Operational Benefits¶
These pay dividends in daily development.
Single-edit renames:
Renaming a flag is one edit to a config constant
instead of find-and-replace across 30,000 lines with
possible misses. grep token.Slash gives you every
place that uses a forward slash semantically.
grep "/" gives you noise.
Blast radius containment:
When every magic value is a config constant, a search is one result. This matters for impact analysis, security audits, and agents trying to understand "what uses this".
Compile-time contract enforcement:
When err/memory.WriteFile exists, the compiler
guarantees the error message exists and the call
signature is correct. An inline fmt.Errorf can have
a typo in the format string and nothing catches it
until runtime. Centralization turns runtime failures
into compile errors.
Semantic git blame:
When token.Slash is used everywhere and someone
changes its value, git blame on the config file
shows exactly when and why.
With inline "/" scattered across 30 files, the history is invisible.
Test surface reduction:
Centralizing into internal/err/, internal/io/,
internal/config/ means you test behavior once at
the boundary and trust the callers.
You do not need 30 tests for 30 fmt.Errorf calls. You need 1 test for
errMemory.WriteFile and 30 trivial call-site audits,
which is exactly what these AST tests provide.
The Numbers¶
One session. 25 commits. The raw stats:
| Metric | Count |
|---|---|
| New audit tests | 13 |
| Total audit tests | 19 |
| Files touched | 300+ |
| Magic values migrated | 90+ |
| Functions renamed | 17 |
| Doc comments added | 323 |
| Lines rewrapped to 80 chars | 190 |
| Config constants created | 40+ |
| Config regexes created | 3 |
Every number represents a violation that existed before the test caught it. The tests did not create work: they revealed work that was already needed.
The Uncomfortable Implication¶
None of this is Go-specific.
If an AI agent interacts with your codebase, your codebase already is an interface. You just have not designed it as one.
If your error messages are scattered across 200 files,
an agent cannot reason about error handling as a
concept. If your magic values are inlined, an agent
cannot distinguish "this is a path separator" from
"this is a division operator." If your functions are
named write.WriteJournal, the agent wastes tokens
on redundant information.
What we discovered, through the unglamorous work of writing lint tests and migrating string literals, is that the structural constraints software engineering has valued for decades are exactly the constraints that make code readable to machines.

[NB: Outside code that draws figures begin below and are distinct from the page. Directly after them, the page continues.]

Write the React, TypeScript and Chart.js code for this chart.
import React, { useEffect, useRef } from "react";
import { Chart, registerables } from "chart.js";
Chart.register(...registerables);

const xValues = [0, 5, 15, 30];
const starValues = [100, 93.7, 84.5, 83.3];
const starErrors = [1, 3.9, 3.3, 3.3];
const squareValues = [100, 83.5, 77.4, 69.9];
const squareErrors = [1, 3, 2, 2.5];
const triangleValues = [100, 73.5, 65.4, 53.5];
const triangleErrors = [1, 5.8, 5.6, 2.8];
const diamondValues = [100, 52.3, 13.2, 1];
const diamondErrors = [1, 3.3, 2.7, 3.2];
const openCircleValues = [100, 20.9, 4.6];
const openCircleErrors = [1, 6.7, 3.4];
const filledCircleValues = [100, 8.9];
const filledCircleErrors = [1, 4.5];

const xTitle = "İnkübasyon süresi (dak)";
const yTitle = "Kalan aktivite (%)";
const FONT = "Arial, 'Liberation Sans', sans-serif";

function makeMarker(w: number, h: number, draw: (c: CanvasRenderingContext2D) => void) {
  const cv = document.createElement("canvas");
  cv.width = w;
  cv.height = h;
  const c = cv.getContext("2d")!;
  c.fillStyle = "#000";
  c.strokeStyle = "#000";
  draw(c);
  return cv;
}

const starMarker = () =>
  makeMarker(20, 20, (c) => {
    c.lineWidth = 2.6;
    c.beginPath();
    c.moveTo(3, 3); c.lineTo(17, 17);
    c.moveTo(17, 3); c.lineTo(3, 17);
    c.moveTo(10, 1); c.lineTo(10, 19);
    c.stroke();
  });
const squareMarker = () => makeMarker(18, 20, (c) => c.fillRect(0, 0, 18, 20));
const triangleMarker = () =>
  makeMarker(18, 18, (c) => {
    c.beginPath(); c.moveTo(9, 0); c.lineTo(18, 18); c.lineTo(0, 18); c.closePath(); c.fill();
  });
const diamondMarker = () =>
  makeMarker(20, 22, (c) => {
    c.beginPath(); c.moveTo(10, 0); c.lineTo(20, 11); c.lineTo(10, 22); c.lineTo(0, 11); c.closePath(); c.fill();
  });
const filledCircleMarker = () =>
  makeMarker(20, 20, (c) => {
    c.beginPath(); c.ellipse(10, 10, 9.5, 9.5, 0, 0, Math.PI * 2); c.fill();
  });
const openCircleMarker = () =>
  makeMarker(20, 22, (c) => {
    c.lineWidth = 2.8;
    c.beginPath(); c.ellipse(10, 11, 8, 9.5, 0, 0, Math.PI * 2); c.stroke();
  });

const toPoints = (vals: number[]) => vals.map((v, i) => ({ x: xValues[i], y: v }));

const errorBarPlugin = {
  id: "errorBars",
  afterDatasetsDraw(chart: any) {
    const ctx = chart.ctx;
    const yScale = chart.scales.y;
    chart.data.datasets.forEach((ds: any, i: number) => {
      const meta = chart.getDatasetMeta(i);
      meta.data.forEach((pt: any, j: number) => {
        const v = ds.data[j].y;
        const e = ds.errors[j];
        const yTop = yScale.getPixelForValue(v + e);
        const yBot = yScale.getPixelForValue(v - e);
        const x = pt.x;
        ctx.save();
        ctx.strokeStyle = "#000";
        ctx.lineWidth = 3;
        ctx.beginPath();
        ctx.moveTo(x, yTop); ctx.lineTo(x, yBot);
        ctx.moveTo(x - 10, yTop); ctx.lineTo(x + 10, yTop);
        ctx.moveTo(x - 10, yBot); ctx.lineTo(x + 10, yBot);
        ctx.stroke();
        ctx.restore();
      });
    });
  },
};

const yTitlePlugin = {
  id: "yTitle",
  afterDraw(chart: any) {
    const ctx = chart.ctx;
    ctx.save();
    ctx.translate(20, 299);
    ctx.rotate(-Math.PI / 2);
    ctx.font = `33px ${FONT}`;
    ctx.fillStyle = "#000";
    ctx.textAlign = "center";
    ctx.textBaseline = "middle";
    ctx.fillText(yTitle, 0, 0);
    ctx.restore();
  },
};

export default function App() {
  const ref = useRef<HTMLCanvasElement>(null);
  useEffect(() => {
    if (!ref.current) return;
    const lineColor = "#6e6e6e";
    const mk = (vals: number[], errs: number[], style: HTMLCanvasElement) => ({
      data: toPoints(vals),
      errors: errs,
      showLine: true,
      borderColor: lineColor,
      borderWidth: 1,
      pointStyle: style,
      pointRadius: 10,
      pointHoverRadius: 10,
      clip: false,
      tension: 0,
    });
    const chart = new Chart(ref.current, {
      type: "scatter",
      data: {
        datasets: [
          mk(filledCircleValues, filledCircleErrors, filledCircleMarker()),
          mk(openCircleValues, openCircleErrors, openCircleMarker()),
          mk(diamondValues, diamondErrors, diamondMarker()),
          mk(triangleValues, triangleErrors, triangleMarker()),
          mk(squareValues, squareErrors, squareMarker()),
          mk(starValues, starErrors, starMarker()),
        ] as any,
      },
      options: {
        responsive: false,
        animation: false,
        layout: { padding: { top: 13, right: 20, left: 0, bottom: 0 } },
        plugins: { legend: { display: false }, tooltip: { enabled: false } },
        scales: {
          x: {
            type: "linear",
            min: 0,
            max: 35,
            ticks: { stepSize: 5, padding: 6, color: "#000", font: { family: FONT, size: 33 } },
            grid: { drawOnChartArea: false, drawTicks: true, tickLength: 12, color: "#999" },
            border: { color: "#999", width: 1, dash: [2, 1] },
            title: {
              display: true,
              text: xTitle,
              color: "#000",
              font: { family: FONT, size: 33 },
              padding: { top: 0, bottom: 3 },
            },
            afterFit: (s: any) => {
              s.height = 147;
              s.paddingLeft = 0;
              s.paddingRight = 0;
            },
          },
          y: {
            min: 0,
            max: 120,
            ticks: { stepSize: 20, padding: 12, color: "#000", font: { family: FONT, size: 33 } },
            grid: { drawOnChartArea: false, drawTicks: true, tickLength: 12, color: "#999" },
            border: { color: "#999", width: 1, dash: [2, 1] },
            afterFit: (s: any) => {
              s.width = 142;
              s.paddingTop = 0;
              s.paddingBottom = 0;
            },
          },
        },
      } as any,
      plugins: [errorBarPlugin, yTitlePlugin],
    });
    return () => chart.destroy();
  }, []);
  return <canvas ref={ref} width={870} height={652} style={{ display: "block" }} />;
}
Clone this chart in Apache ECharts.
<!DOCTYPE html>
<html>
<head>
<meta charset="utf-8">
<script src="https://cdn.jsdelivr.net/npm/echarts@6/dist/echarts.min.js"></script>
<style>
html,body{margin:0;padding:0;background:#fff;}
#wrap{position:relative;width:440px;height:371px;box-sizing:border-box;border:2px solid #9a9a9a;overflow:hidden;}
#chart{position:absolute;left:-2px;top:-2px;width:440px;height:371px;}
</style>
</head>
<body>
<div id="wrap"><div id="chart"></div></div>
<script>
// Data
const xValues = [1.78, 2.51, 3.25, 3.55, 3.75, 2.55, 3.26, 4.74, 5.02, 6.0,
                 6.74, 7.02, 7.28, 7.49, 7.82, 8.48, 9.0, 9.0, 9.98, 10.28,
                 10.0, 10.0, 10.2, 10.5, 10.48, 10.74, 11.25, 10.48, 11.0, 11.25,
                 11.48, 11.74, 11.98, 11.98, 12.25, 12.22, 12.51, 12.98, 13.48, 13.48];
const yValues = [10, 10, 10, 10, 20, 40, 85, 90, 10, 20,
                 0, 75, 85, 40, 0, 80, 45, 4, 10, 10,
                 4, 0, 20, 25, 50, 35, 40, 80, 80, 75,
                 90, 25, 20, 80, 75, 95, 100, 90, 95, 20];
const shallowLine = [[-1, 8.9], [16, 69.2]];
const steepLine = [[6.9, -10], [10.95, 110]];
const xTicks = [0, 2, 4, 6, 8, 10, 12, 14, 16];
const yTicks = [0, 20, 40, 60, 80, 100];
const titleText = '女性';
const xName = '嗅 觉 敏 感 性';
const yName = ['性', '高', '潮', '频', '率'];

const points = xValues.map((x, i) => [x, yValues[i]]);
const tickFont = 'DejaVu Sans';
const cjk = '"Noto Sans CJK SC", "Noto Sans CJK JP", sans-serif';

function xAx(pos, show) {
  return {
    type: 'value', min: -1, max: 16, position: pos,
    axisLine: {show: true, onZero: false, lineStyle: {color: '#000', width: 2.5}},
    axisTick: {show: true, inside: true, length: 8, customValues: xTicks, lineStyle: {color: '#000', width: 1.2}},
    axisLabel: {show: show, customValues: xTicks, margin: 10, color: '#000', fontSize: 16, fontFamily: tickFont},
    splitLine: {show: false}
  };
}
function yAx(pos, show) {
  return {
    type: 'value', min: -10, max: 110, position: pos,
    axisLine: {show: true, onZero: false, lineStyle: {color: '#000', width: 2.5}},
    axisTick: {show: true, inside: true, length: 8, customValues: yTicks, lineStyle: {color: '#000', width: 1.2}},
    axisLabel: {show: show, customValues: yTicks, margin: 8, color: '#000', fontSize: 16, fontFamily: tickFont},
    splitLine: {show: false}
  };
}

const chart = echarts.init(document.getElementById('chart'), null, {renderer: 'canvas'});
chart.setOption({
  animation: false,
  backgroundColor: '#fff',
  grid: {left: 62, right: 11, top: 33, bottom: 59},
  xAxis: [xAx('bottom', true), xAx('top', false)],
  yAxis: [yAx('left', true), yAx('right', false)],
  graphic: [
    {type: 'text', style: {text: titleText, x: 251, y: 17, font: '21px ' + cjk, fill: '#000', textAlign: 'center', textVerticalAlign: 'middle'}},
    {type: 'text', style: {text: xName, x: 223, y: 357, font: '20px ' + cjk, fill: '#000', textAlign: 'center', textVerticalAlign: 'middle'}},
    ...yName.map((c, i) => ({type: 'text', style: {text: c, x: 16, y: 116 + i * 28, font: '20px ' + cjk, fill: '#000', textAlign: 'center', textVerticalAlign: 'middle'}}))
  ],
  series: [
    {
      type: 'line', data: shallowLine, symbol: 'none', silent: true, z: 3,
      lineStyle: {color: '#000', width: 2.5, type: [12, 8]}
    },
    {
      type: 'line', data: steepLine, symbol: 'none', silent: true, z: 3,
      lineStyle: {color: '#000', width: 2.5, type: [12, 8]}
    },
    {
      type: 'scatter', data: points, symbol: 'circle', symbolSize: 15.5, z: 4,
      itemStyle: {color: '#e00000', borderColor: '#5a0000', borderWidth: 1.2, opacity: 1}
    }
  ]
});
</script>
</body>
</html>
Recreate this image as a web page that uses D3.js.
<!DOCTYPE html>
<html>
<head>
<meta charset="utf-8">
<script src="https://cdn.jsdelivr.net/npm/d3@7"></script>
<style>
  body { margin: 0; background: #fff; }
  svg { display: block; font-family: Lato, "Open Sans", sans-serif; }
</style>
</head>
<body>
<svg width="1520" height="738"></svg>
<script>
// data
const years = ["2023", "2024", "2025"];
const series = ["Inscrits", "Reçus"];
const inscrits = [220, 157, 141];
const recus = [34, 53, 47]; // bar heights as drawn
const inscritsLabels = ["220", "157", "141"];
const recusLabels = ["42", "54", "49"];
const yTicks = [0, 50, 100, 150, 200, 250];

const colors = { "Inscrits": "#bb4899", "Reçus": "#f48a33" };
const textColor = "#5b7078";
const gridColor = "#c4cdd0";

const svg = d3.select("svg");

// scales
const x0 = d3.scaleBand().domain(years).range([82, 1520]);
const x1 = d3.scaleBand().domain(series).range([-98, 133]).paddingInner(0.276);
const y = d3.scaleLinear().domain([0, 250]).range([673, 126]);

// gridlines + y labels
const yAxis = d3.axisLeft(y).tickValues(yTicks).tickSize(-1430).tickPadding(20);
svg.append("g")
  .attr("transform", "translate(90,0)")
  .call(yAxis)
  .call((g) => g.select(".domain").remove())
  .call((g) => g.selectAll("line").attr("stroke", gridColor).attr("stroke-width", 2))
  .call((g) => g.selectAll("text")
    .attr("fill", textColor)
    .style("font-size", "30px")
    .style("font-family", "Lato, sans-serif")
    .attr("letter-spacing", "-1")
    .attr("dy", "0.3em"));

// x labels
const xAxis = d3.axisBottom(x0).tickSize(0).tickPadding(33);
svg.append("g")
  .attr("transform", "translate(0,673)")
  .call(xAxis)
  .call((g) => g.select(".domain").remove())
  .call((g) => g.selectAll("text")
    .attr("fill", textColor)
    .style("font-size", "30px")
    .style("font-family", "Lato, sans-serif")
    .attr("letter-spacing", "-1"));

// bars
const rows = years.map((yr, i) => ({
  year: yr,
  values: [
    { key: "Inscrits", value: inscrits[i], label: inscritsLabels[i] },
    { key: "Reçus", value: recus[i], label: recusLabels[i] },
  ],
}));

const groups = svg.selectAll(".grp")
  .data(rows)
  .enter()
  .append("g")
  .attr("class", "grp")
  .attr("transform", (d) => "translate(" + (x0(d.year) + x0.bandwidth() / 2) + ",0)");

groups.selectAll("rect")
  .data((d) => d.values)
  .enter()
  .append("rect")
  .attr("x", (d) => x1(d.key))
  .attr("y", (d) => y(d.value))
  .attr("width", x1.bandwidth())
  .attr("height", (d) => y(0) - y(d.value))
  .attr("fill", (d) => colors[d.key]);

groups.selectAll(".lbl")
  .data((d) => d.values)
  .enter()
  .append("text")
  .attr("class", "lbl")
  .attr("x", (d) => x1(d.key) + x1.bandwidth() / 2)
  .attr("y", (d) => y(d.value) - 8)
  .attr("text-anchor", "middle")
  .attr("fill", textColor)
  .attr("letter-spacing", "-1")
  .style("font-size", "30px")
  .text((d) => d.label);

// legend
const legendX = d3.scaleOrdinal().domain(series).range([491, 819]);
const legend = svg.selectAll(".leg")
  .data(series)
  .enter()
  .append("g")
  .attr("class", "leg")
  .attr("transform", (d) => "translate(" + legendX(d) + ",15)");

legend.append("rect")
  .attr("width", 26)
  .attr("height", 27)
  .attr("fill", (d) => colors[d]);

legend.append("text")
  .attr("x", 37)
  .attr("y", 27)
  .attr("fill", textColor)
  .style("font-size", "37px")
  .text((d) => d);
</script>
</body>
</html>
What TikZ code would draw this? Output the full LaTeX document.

This is not a coincidence: These constraints exist because they reduce the cognitive load of understanding code.
Agents have cognitive load too: It is called the context window.
You are not converting code to a new paradigm.
You are making the latent graph visible.
You are converting implicit semantics into explicit structure that both humans and machines can traverse.
What's Next¶
The spec lists 8 more tests we have not built yet,
including TestDescKeyYAMLLinkage (verifying that
every DescKey constant has a corresponding YAML entry),
TestCLICmdStructure (enforcing the cmd.go /
run.go / doc.go file convention), and
TestNoFlagBindOutsideFlagbind (which requires
migrating ~50 flag registration sites first).
The broader question: should these principles be
codified as a reusable linting framework? The patterns
(loadPackages + ast.Inspect + violation collection)
are generic.
The specific checks are project-specific. But the categories of checks (centralization enforcement, magic value detection, naming conventions, documentation requirements) are universal.
For now, 19 tests in internal/audit/ is enough.
They run in 2 seconds as part of go test ./.... They
catch real issues.
And they encode a theory of code quality that serves both humans and the agents that work alongside them.
Agents are not going away. They are reading your code right now, forming representations of your system in context windows that forget everything between sessions.
The codebases that structure themselves for that reality will compound. The ones that do not will slowly become illegible to the tools they depend on.
Structure is no longer just for maintainability. It is for reasonability.